Envying Charlton?

Well we all know the devil wears red.

In fact, he wears polyester with a Greenwich University logo and a badge of a hand gripping a sword.

And he makes me an offer.

“Would you give me your soul for Palace to have seven years in a row in the Premier League?”

“I am not sure you have got the right person”

“Well Parish is pretty busy these days and I am bone idle so I settled on you”

“Why seven years?”

“Because that is how long Charlton stayed up last time they were up there?”

“So you are offering me the chance to be as good as Charlton were?”

Yes

“Are you a Charlton fan then?”

“After what has happened to them in the last eight years? You must be joking.”

“Good point”

“I used to have a soft spot for them. I liked Derek Hales’ beard. But they disappointed me when they fired Steve Gritt so I cursed them and left them with Alan Curbishley as manager”

“We have had a pretty good start to the season, and we have a decent squad. I reckon we might last a bit longer than seven years.”

“That is what Charlton thought when they had Matt Holland, Scott Parker and those guys …”

“But they kept Curbishley as manager”

Charlton.

A team we welcome to Selhurst Park this week for the third round of the Milk/Rumbelows/Coca-Carling Cup.

Do we welcome them as our bitterest local rivals? Or are they ‘Clowns‘ from the netherworld near the Thames Barrier fighting for the glory of ‘owning‘ South-East London?

To my mind, it is a no on all counts.

When it comes to rivals I am a committed Brighton man. My formative years as a fan were the Venables/Mullery years when both teams were rising fast.

Charlton seemed to be treading water, bouncing between the second and third divisions. They had this strange ground with an enormous terrace along the side of the pitch instead of behind the goal. And they always had Colin Powell on the right wing and Keith Peacock in midfield.

In my memory, the sign that we were going places and Charlton were lagging behind came with the arrival of Kenny Sansom. He was supposed to be a left back, but played as a winger. Colin Powell had been a decent player for years, but he had never had to mark the opposition left-back.  In my mind he never recovered, and ended up as the Groundsman at The Valley.

Charlton were not a bad side in the old Division Two. As well as Peacock and Powell, they had Neil Shipperley’s dad, Dave, a centre half in the Micky Droy mould, and a wily old school goal hanger called Derek Hales. Hales was not a player who worried about his body fat percentage or diet. He was good enough to get goals and get a living.
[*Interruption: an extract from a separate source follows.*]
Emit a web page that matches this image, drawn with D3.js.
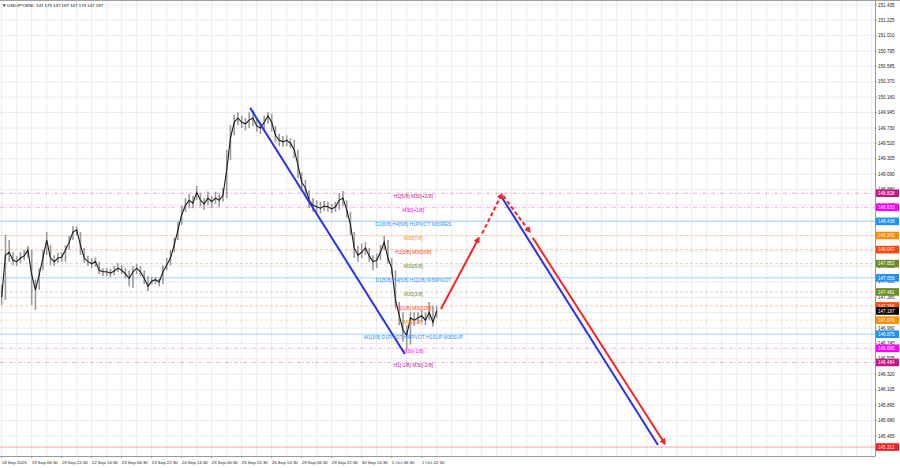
<!DOCTYPE html>
<html><head><meta charset="utf-8">
<script src="https://cdn.jsdelivr.net/npm/d3@7"></script>
<style>body{margin:0;background:#fff;overflow:hidden}svg{display:block;font-family:"Liberation Sans",Arial,sans-serif}</style>
</head><body><svg id="c" width="900" height="468"></svg>
<script>
// ---- data (USDJPY M30, sampled every 4 bars) ----
const barsPerSample = 4;
const closes = [147.39,147.97,148.01,147.90,147.88,147.93,147.96,148.04,147.70,147.49,147.70,147.93,148.18,147.93,147.88,147.93,147.94,148.04,148.15,148.29,148.32,148.11,147.93,147.88,147.85,147.88,147.76,147.74,147.74,147.72,147.75,147.79,147.76,147.71,147.65,147.74,147.79,147.74,147.65,147.54,147.61,147.63,147.60,147.74,147.83,147.93,148.11,148.32,148.53,148.66,148.73,148.69,148.84,148.73,148.68,148.76,148.71,148.76,148.73,148.80,149.15,149.59,149.81,149.87,149.81,149.79,149.84,149.87,149.76,149.73,149.81,149.90,149.81,149.63,149.56,149.54,149.56,149.52,149.43,149.22,148.98,148.90,148.73,148.66,148.64,148.62,148.65,148.64,148.61,148.64,148.73,148.76,148.60,148.39,148.07,147.97,148.01,148.07,147.96,147.88,147.90,148.01,148.15,147.93,147.79,147.35,147.14,146.93,146.86,147.10,147.07,147.10,147.13,147.07,147.18,147.04,147.197];
const highs = [147.56,148.25,148.18,148.01,147.96,148.01,148.04,148.10,148.04,147.63,147.79,148.04,148.29,148.11,147.97,148.00,148.01,148.11,148.24,148.37,148.37,148.29,148.07,147.96,147.93,147.94,147.88,147.79,147.79,147.78,147.82,147.86,147.83,147.79,147.76,147.82,147.85,147.82,147.76,147.68,147.67,147.67,147.65,147.83,147.93,148.04,148.21,148.43,148.66,148.76,148.82,148.79,148.93,148.83,148.76,148.85,148.79,148.85,148.82,148.90,149.43,149.77,149.91,149.95,149.90,149.87,149.95,149.98,149.87,149.81,149.90,149.95,149.93,149.76,149.65,149.62,149.63,149.59,149.57,149.43,149.12,149.01,148.87,148.76,148.73,148.71,148.72,148.71,148.68,148.71,148.83,148.86,148.73,148.57,148.29,148.10,148.13,148.15,148.07,147.97,147.99,148.11,148.24,148.18,147.93,147.76,147.32,147.18,147.00,147.18,147.18,147.18,147.21,147.18,147.32,147.27,147.27];
const lows = [147.28,147.35,147.88,147.83,147.82,147.86,147.90,147.93,147.28,147.21,147.49,147.76,147.97,147.83,147.82,147.86,147.88,147.88,148.04,148.18,148.24,147.97,147.86,147.82,147.79,147.81,147.71,147.68,147.68,147.67,147.69,147.74,147.71,147.65,147.54,147.52,147.71,147.68,147.57,147.47,147.56,147.57,147.54,147.57,147.76,147.83,148.01,148.18,148.39,148.57,148.62,148.62,148.73,148.65,148.60,148.66,148.62,148.68,148.64,148.71,148.76,149.29,149.63,149.77,149.73,149.70,149.73,149.76,149.68,149.65,149.70,149.79,149.68,149.54,149.48,149.47,149.48,149.45,149.32,149.04,148.87,148.79,148.62,148.57,148.57,148.55,148.58,148.57,148.55,148.57,148.60,148.65,148.49,148.25,147.93,147.88,147.93,147.97,147.88,147.76,147.79,147.90,148.04,147.85,147.70,147.24,147.00,146.77,146.66,146.73,146.99,147.02,147.04,147.00,147.07,146.98,147.10];

const dateLabels = ["18 Sep 2025","19 Sep 06:30","19 Sep 22:30","22 Sep 14:30","23 Sep 06:30","23 Sep 22:30","24 Sep 14:30","25 Sep 06:30","25 Sep 22:30","26 Sep 14:30","29 Sep 06:30","29 Sep 22:30","30 Sep 14:30","1 Oct 06:30","1 Oct 22:30"];
const barsPerDateLabel = 32;
const barsPerGrid = 16;
const priceTickLabels = ["151.435","151.225","151.010","150.795","150.585","150.370","150.160","149.945","149.730","149.520","149.305","149.090","148.880","148.665","148.455","148.240","148.025","147.815","147.600","147.385","147.175","146.960","146.745","146.535","146.320","146.105","145.895","145.680","145.465"];

const levelPrices = [148.828,148.633,148.438,148.242,148.047,147.852,147.656,147.461,147.266,147.070,146.875,146.680,146.484];
const levelNames = ["H1[5/8] M30[+2/8]","M30[+1/8]","D1[6/8] H4[6/8] H1PIVOT M30RES","M30[7/8]","H1[3/8] M30[6/8]","M30[5/8]","D1[5/8] H4[5/8] H1[2/8] M30PIVOT","M30[3/8]","H1[1/8] M30[2/8]","M30[1/8]","W1[3/8] D1PIVOT H4PIVOT H1SUP M30SUP","M30[-1/8]","H1[-1/8] M30[-2/8]"];
const levelKinds = ["ext","ext2","pivot","o","or","ol","pivot","ol","or","o","pivot","ext2","ext"];
const targetPrice = 145.312;
const currentPrice = 147.197;
const titleText = "USDJPY,M30  147.175 147.197 147.173 147.197";

// annotation segments: [barIndex, price]
const blueTrend1 = [[265,150.01],[430,146.60]];
const blueTrend2 = [[532.5,148.79],[700,145.34]];
const redUp = [[468.5,147.225],[509,148.21]];
const redUpDashed = [[512.5,148.27],[533.5,148.82]];
const redDownDashed = [[535,148.79],[563.5,148.29]];
const redDown = [[566.5,148.21],[707.5,145.355]];

// ---- styles ----
const kindColor = {ext:"#c71585",ext2:"#ff00ff",pivot:"#1e90ff",o:"#ff8c00",or:"#ff4500",ol:"#6b8e23"};
const kindDash = {ext:"4,2,1,2",ext2:"4,2,1,2",pivot:null,o:"3,2",or:"3,2",ol:"3,2"};
const kindOpacity = {ext:0.35,ext2:0.35,pivot:0.4,o:0.3,or:0.3,ol:0.3};

const svg = d3.select("#c");
const plotRight = 875, plotBottom = 456;
const x = d3.scaleLinear().domain([0,930]).range([1.7,1.7+930*0.9375]);
const y = d3.scaleLinear().domain([145.202,151.504]).range([455,0]);

// grid
const gGrid = svg.append("g");
const vb = d3.range(0, 930, barsPerGrid);
gGrid.selectAll("line.v").data(vb).enter().append("line")
  .attr("x1",d=>x(d)).attr("x2",d=>x(d)).attr("y1",0).attr("y2",plotBottom)
  .attr("stroke","#ececec").attr("stroke-width",1);
gGrid.selectAll("line.h").data(priceTickLabels.map(Number)).enter().append("line")
  .attr("x1",0).attr("x2",plotRight).attr("y1",d=>y(d)).attr("y2",d=>y(d))
  .attr("stroke","#ececec").attr("stroke-width",1);

// level lines
const gLev = svg.append("g");
levelPrices.forEach((p,i)=>{
  const k = levelKinds[i];
  gLev.append("line").attr("x1",0).attr("x2",plotRight).attr("y1",y(p)).attr("y2",y(p))
    .attr("stroke",kindColor[k]).attr("stroke-opacity",kindOpacity[k]).attr("stroke-width",1)
    .attr("stroke-dasharray",kindDash[k]);
});
gLev.append("line").attr("x1",0).attr("x2",plotRight).attr("y1",y(targetPrice)).attr("y2",y(targetPrice))
  .attr("stroke","#ff3030").attr("stroke-opacity",0.45).attr("stroke-width",1);

// candles (sampled)
const gC = svg.append("g");
closes.forEach((c,i)=>{
  gC.append("line").attr("x1",x(i*barsPerSample)).attr("x2",x(i*barsPerSample))
    .attr("y1",y(highs[i])).attr("y2",y(lows[i])).attr("stroke","#9a9a9a").attr("stroke-width",1.6);
});
const line = d3.line().x((d,i)=>x(i*barsPerSample)).y(d=>y(d)).curve(d3.curveLinear);
gC.append("path").datum(closes).attr("d",line).attr("fill","none").attr("stroke","#1a1a1a").attr("stroke-width",1.1);

// arrow markers
const defs = svg.append("defs");
defs.append("marker").attr("id","ah").attr("viewBox","0 0 10 10").attr("refX",8).attr("refY",5)
  .attr("markerWidth",3.2).attr("markerHeight",3.2).attr("orient","auto")
  .append("path").attr("d","M0,0 L10,5 L0,10 Z").attr("fill","#ff2222");

const seg = (pts,color,dash,arrow)=>{
  svg.append("line").attr("x1",x(pts[0][0])).attr("y1",y(pts[0][1]))
    .attr("x2",x(pts[1][0])).attr("y2",y(pts[1][1]))
    .attr("stroke",color).attr("stroke-width",2).attr("stroke-dasharray",dash)
    .attr("marker-end",arrow?"url(#ah)":null);
};
seg(blueTrend1,"#2433f0",null,false);
seg(blueTrend2,"#2433f0",null,false);
seg(redUp,"#ff2222",null,true);
seg(redUpDashed,"#ff2222","4,2.5",true);
seg(redDownDashed,"#ff2222","4,2.5",true);
seg(redDown,"#ff2222",null,true);

// level texts
const gT = svg.append("g");
levelPrices.forEach((p,i)=>{
  gT.append("text").attr("x",x(439)).attr("y",y(p)+4.3).attr("text-anchor","middle")
    .attr("font-size",4.9).attr("fill",kindColor[levelKinds[i]]).text(levelNames[i]);
});

// axes lines
svg.append("line").attr("x1",plotRight+0.5).attr("x2",plotRight+0.5).attr("y1",0).attr("y2",plotBottom).attr("stroke","#9a9a9a");
svg.append("line").attr("x1",0).attr("x2",plotRight+0.5).attr("y1",plotBottom+0.5).attr("y2",plotBottom+0.5).attr("stroke","#9a9a9a");
svg.append("line").attr("x1",0).attr("x2",900).attr("y1",0.5).attr("y2",0.5).attr("stroke","#a0a0a0");

// price tick labels
const gY = svg.append("g");
priceTickLabels.forEach(t=>{
  const v = Number(t);
  gY.append("line").attr("x1",plotRight).attr("x2",plotRight+2).attr("y1",y(v)).attr("y2",y(v)).attr("stroke","#9a9a9a");
  gY.append("text").attr("x",878).attr("y",y(v)+1.6).attr("font-size",4.6).attr("fill","#222").text(t);
});

// level price boxes
const box = (p,color)=>{
  gY.append("rect").attr("x",876).attr("y",y(p)-3.8).attr("width",23).attr("height",7.6).attr("fill",color);
  gY.append("text").attr("x",878).attr("y",y(p)+1.7).attr("font-size",4.6).attr("fill","#fff").text(p.toFixed(3));
};
levelPrices.forEach((p,i)=>box(p,kindColor[levelKinds[i]]));
box(currentPrice,"#000");
box(targetPrice,"#ff1a1a");

// date labels
const gX = svg.append("g");
dateLabels.forEach((t,i)=>{
  const xb = x(i*barsPerDateLabel);
  gX.append("line").attr("x1",xb).attr("x2",xb).attr("y1",plotBottom).attr("y2",plotBottom+2).attr("stroke","#9a9a9a");
  gX.append("text").attr("x",xb).attr("y",464).attr("font-size",4.4).attr("fill","#222").text(t);
});

// title
svg.append("text").attr("x",2).attr("y",6.5).attr("font-size",4.4).attr("fill","#111").text("\u25BC");
svg.append("text").attr("x",7).attr("y",6.5).attr("font-size",4.4).attr("fill","#111").attr("xml:space","preserve").text(titleText);
</script></body></html>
He found notoriety briefly when he got into a fight with his own team mate, and future Palace signing Mike Flanagan, at the height of a promotion campaign in 1978.

As Palace (and Brighton) moved onwards and upwards and kept the rivalry strong in the late seventies, Charlton fell behind. Flanagan came to Palace and disappointed, Hales took his beard to Derby. Powell and Peacock plodded on, as far as I knew.

I can tell you two things about Charlton in the eighties. They signed Allan Simonsen from Barcelona and they had to share our ground. The latter probably causing a generation of Charlton fans, perhaps understandably, to hate us.

Back in 1977, we knew very little about European football. We got to see the English Champions play and they only played other league winner – Young Boys of Berne, Lokomitiv Leipzig or Real Madrid. Never two teams from the same country, unless you had the holders of the trophy. So, when Liverpool played Borussia Monchengladbach in the 1977 European Cup Final, we knew very little about the German side.

By the end of the game, we knew Liverpool were good, but the Danish guy Simsonsen playing for the Germans was not half bad either.

So how on God’s earth did Simonsen end up five years later playing in the English second tier? To cut a long story short and summarise it conveniently, Charlton in 1982 preceded the Palace Goldberg era by about fifteen years. They had an owner, Mark Hulyer who made an amazing high profile signing – Simonsen from Barcelona. Then made an almighty horlicks of everything else and the club were almost relegated and bankrupted, which forced them to begin ground sharing

And yet.

And yet Charlton turned things around in the most impressive way. A group of local businessmen, including former player Derek Upton, took over and turned the club around. They moved back to the Valley in December 1992, and steadily built a strong side that gained promotion to the Premier League in 1997/98 after an epic Play Off Final against Sunderland and established themselves for the seven year stretch after another promotion in 2000.

A great seven year run considering their near demise in the mid eighties.

Something we would sell our souls to match?